Bapepam issues ruling on hostile takeover

JAKARTA (JP): The Capital Market Supervisory Agency (Bapepam)
finally issued a long-awaited ruling yesterday which is designed
to prevent the takeover of listed companies.

Bacelius Ruru, the chairman of the capital market watchdog,
said that under the new ruling, which became effective
immediately, the purchase of 20 percent or more of the shares in
a listed company must be publicly tendered.

Bapepam's plan to introduce the tender offer requirement code
was unveiled a week after the controversial purchase of a
majority shareholding in the publicly-listed Bank Papan Sejahtera
by businessman Joppie Widjaya in early June.

However, Ruru denied yesterday that the ruling had been issued
in response to the June takeover, saying that the new provision
had been in the works for a long time.

The public tender offer requirement extends to transactions
which result in an increase in the holding of an existing
shareholder to 20 percent or more.

Under the new ruling, the tender offer must be announced in at
least two widely-circulated newspapers and be submitted to
Bapepam for an approval.

The target company, its affiliates or those simultaneously
making a similar bid are allowed to oppose the tender offer by
issuing a written statement to the first bidder, a copy of which
must also be sent to Bapepam.

"If the management or the supervisory board of the target
company feel that the information published by the bidder is
misleading, they are also allowed to announce their objections in
newspapers up to 15 days before the end of the bidding period,"
Ruru said.

Higher

He said the bidding price must be higher than the price of
the shares within 90 days before the tender offer is announced
or, alternatively, be higher than that offered by the first
bidder.

He said that if the purchase of a company's shares results in
a decrease in the number of shareholders to below the exchange's
mandated minimum number of 200, the target company shall be
delisted or "sent private".

"If that happens, the bidder must buy all the shares held by
the investing public under the same price arrangement," he said,
adding that if the takeover is made under a stock-swap
arrangement, the investing public must be given two alternatives:
to receive shares or cash.

Another significant provision in the ruling prohibits a
bidding party from leaking their bidding plan to any parties
within 15 days before the tender offer is formally announced to
the public, a rule designed to prevent insider trading.

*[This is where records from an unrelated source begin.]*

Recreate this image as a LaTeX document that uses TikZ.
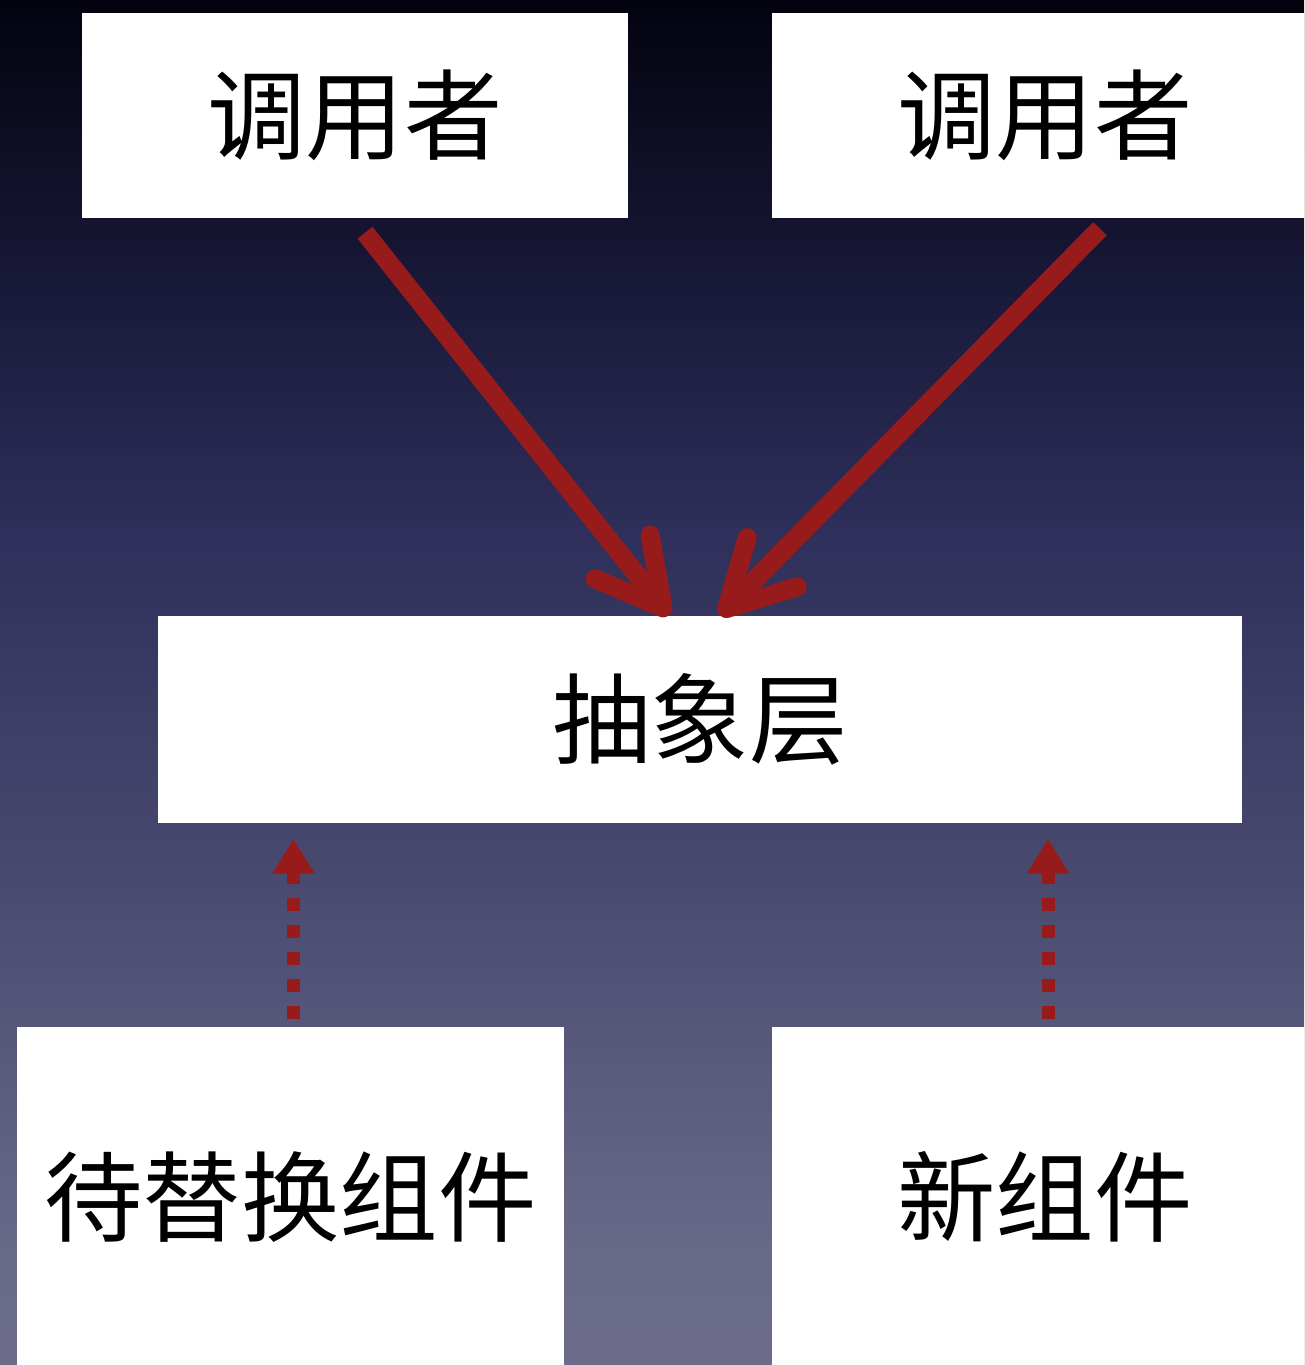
\documentclass[tikz,border=0pt]{standalone}
\usepackage{fontspec}
\newfontfamily\cjk{Noto Sans CJK SC}
\usetikzlibrary{arrows.meta}
\definecolor{arrowred}{RGB}{152,27,27}
\definecolor{bgtop}{RGB}{3,3,15}
\definecolor{bgnavy}{RGB}{24,24,56}
\definecolor{bgblue}{RGB}{46,47,90}
\definecolor{bgmid}{RGB}{74,74,112}
\definecolor{bglow}{RGB}{103,104,135}
\definecolor{bgbot}{RGB}{108,108,138}
\pgfdeclareverticalshading{slidebg}{100bp}{color(0bp)=(bgbot); color(25bp)=(bgbot);
  color(30bp)=(bglow); color(42.75bp)=(bgmid); color(55.6bp)=(bgblue);
  color(64.75bp)=(bgnavy); color(75bp)=(bgtop); color(100bp)=(bgtop)}

\begin{document}
\begin{tikzpicture}[
  box/.style={fill=white, inner sep=0pt, font=\cjk\fontsize{28}{30}\selectfont},
  callarrow/.style={draw=arrowred, line width=1.9mm,
    -{Straight Barb[length=6.5mm, width=7mm, round]}},
  implarrow/.style={draw=arrowred, line width=1.3mm, dash pattern=on 1.3mm off 1.4mm,
    -{Triangle[length=3.5mm, width=4mm]}}
  ]
  \useasboundingbox (0,0) rectangle (13.04,13.65);
  \clip (0,0) rectangle (13.04,13.65);
  \shade[shading=slidebg] (0,0) rectangle (13.04,13.65);

  \node[box, minimum width=5.46cm, minimum height=2.05cm] (tl) at (3.55,12.495) {调用者};
  \node[box, minimum width=5.46cm, minimum height=2.05cm] (tr) at (10.45,12.495) {调用者};
  \node[box, minimum width=10.84cm, minimum height=2.07cm] (abs) at (7.00,6.455) {抽象层};
  \node[box, minimum width=5.47cm, minimum height=3.4cm] (old) at (2.905,1.68) {待替换组件};
  \node[box, minimum width=5.46cm, minimum height=3.4cm] (new) at (10.45,1.68) {新组件};

  \path
  ([xshift=1mm,yshift=-1.4mm]tl.south) edge[callarrow] ([xshift=-3.1mm]abs.north)
  ([xshift=5.5mm,yshift=-1mm]tr.south) edge[callarrow] ([xshift=2mm]abs.north)
  ([xshift=0.3mm,yshift=0.7mm]old.north) edge[implarrow] ([xshift=0.3mm,yshift=-1.5mm]old.north |- abs.south)
  ([xshift=0.3mm,yshift=0.7mm]new.north) edge[implarrow] ([xshift=0.3mm,yshift=-1.5mm]new.north |- abs.south)
  ;
\end{tikzpicture}
\end{document}
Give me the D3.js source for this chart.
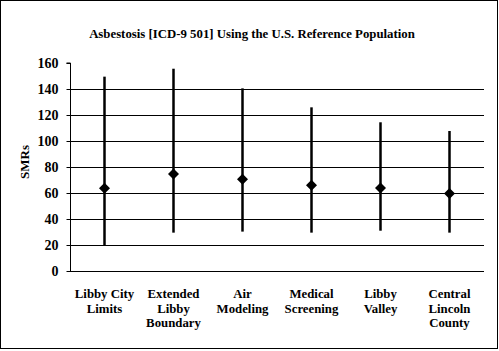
<!DOCTYPE html>
<html>
<head>
<meta charset="utf-8">
<script src="https://cdn.jsdelivr.net/npm/d3@7"></script>
<style>
  body { margin: 0; background: #fff; }
  text { font-family: "Liberation Serif", "Times New Roman", serif; font-weight: bold; fill: #000; }
</style>
</head>
<body>
<div id="vis-container"></div>
<script>
// data
let categories = [
  ["Libby City", "Limits"],
  ["Extended", "Libby", "Boundary"],
  ["Air", "Modeling"],
  ["Medical", "Screening"],
  ["Libby", "Valley"],
  ["Central", "Lincoln", "County"]
];
let smr   = [63.7, 74.7, 70.5, 65.9, 63.8, 59.7];
let upper = [149.5, 155.6, 140.5, 125.9, 114.4, 107.7];
let lower = [20, 29.5, 30.3, 29.5, 31, 29.5];
let yTicks = [0, 20, 40, 60, 80, 100, 120, 140, 160];

let W = 499, H = 351;
let margin = {top: 63, right: 15, bottom: 80, left: 70};
let width = W - margin.left - margin.right;
let height = H - margin.top - margin.bottom;

let svg = d3.select("#vis-container")
  .append("svg")
  .attr("width", W)
  .attr("height", H);

// outer frame
svg.append("rect")
  .attr("x", 0.5).attr("y", 0.5)
  .attr("width", 497).attr("height", 348)
  .attr("fill", "none")
  .attr("stroke", "#000")
  .attr("stroke-width", 1);

// title
svg.append("text")
  .attr("x", 252)
  .attr("y", 38)
  .attr("text-anchor", "middle")
  .attr("font-size", "12.8px")
  .text("Asbestosis [ICD-9 501] Using the U.S. Reference Population");

let g = svg.append("g")
  .attr("transform", `translate(${margin.left}, ${margin.top})`);

let idx = d3.range(categories.length);

let x = d3.scaleBand()
  .domain(idx)
  .range([0, width]);

let y = d3.scaleLinear()
  .domain([0, 160])
  .range([height, 0]);

// gridlines (none at top)
g.selectAll("line.grid")
  .data(yTicks.filter(d => d > 0 && d < 160))
  .enter()
  .append("line")
  .attr("class", "grid")
  .attr("x1", 0).attr("x2", width)
  .attr("y1", d => Math.round(y(d)) + 0.5)
  .attr("y2", d => Math.round(y(d)) + 0.5)
  .attr("stroke", "#000")
  .attr("stroke-width", 1);

// y axis
let yAxis = d3.axisLeft(y)
  .tickValues(yTicks)
  .tickSize(4)
  .tickPadding(8)
  .tickFormat(d3.format("d"));

let yAxisGroup = g.append("g")
  .attr("class", "y axis")
  .attr("transform", "translate(0.5,0)")
  .call(yAxis);
yAxisGroup.select(".domain").attr("d", `M-4,${y(160)}H0V${height}`);
yAxisGroup.selectAll("text").attr("font-size", "14px");
yAxisGroup.selectAll("line, path").attr("stroke", "#000");

// x axis line
g.append("line")
  .attr("x1", 0).attr("x2", width)
  .attr("y1", height + 0.5).attr("y2", height + 0.5)
  .attr("stroke", "#000");

// axis label
svg.append("text")
  .attr("transform", `translate(29, 162) rotate(-90)`)
  .attr("text-anchor", "middle")
  .attr("font-size", "13px")
  .text("SMRs");

// error bars
g.selectAll("line.err")
  .data(idx)
  .enter()
  .append("line")
  .attr("class", "err")
  .attr("x1", i => x(i) + x.bandwidth() / 2)
  .attr("x2", i => x(i) + x.bandwidth() / 2)
  .attr("y1", i => y(upper[i]))
  .attr("y2", i => y(lower[i]))
  .attr("stroke", "#000")
  .attr("stroke-width", 2.5);

// diamonds
let r = 5.5;
g.selectAll("path.pt")
  .data(idx)
  .enter()
  .append("path")
  .attr("class", "pt")
  .attr("transform", i => `translate(${x(i) + x.bandwidth() / 2}, ${y(smr[i])})`)
  .attr("d", `M0,${-r}L${r},0L0,${r}L${-r},0Z`)
  .attr("fill", "#000");

// category labels
let labels = g.selectAll("text.cat")
  .data(idx)
  .enter()
  .append("text")
  .attr("class", "cat")
  .attr("text-anchor", "middle")
  .attr("font-size", "12.8px")
  .attr("x", i => x(i) + x.bandwidth() / 2)
  .attr("y", height + 27);

labels.selectAll("tspan")
  .data(i => categories[i].map(s => ({s: s, cx: x(i) + x.bandwidth() / 2})))
  .enter()
  .append("tspan")
  .attr("x", d => d.cx)
  .attr("dy", (d, j) => j === 0 ? 0 : 14.5)
  .text(d => d.s);
</script>
</body>
</html>
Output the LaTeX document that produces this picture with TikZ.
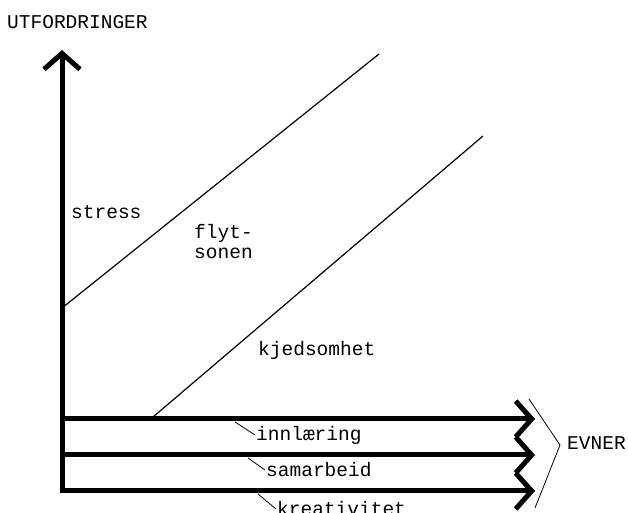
\documentclass[tikz,border=0pt]{standalone}
\usepackage{fontspec}
\setmonofont{Liberation Mono}
\usetikzlibrary{arrows.meta,positioning}

\begin{document}
\begin{tikzpicture}[x=1pt, y=1pt,
    barb/.tip={Straight Barb[length=16pt, width=36pt]},
    axisline/.style={line width=5pt},
    thinline/.style={line width=1.2pt},
    lab/.style={font=\ttfamily\fontsize{19.5}{20}\selectfont, inner sep=1pt, anchor=west}]
  \useasboundingbox (0,0) rectangle (628,513);
  \clip (0,0) rectangle (628,513);

  % Axes
  \coordinate (O) at (62,22);
  \coordinate (ytop) at (62,463);
  \coordinate (row1) at (62,94);
  \coordinate (row2) at (62,58);
  \coordinate (end1) at (535,94);
  \coordinate (end2) at (535,58);
  \coordinate (end3) at (535,22);
  \draw[axisline, {barb}-{barb}] (ytop) -- (O) -- (end3);
  \draw[axisline, -{barb}] (row1) -- (end1);
  \draw[axisline, -{barb}] (row2) -- (end2);

  \node[lab] (yl) at (6,491) {UTFORDRINGER};

  % Zone borders
  \coordinate (a1) at (62,205);
  \coordinate (a2) at (379,459);
  \coordinate (b1) at (153,96);
  \coordinate (b2) at (483,377);
  \draw[thinline] (a1) -- (a2);
  \draw[thinline] (b1) -- (b2);

  % Zone labels
  \node[lab] (stress) at (70,301) {stress};
  \node[lab, align=left] (flyt) at (193,271) {flyt-\\sonen};
  \node[lab] (kjed) at (257,163) {kjedsomhet};

  % Ability labels with leaders
  \node[lab] (innl) at (255,78) {innlæring};
  \node[lab] (samb) at (265,43) {samarbeid};
  \node[lab] (krea) at (276,4) {kreativitet};
  \coordinate (l1) at (235,91);
  \coordinate (l2) at (248,55);
  \coordinate (l3) at (258,19);
  \draw[line width=0.8pt] (l1) -- (innl.west);
  \draw[line width=0.8pt] (l2) -- (samb.west);
  \draw[line width=0.8pt] (l3) -- (krea.west);

  % Brace towards EVNER
  \coordinate (br1) at (529,114);
  \coordinate (br2) at (560,68);
  \coordinate (br3) at (535,5);
  \draw[line width=0.8pt] (br1) -- (br2) -- (br3);
  \node[lab] (evner) at (566,70) {EVNER};
\end{tikzpicture}
\end{document}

In addition, the bidder must prove that it has adequate funds
to carry out the purchase, Ruru said, adding that the bidder is
not allowed to withdraw its bid once the offer has been disclosed
to the public.

Asked why the tender offer requirement applies only to the
purchase of 20 percent of shares or more, given the fact that in
many listed companies a controlling stake could be reached at a
much lower level, Ruru said that the ceiling is based on a ruling
of the Minister of Finance which defines a majority shareholder
as one owning 20 percent of a listed company's shares and a
controlling shareholder as one owning 25 percent or more.

In certain listed companies such as Astra International, the
largest shareholder owns only approximately 10 percent of the
total shares, due to a wide distribution of shares.

"In such a case, we have to abide by the Minister of Finance's
ruling," he said.

Regarding the takeover of at least 20 percent of shares of
listed company by its affiliated firms, Ruru said that such a
transaction is not covered by the newly-issued tender offer
ruling.

"The ruling is aimed only at an independent buyer," he said,
adding that the purchase of shares by affiliated firms is
regulated under a different ruling which regulates share
transactions by parties in respect of which there is a conflict
of interest.

The sale of shares among affiliated shareholders requires the
approval of at least 55 percent of independent shareholders.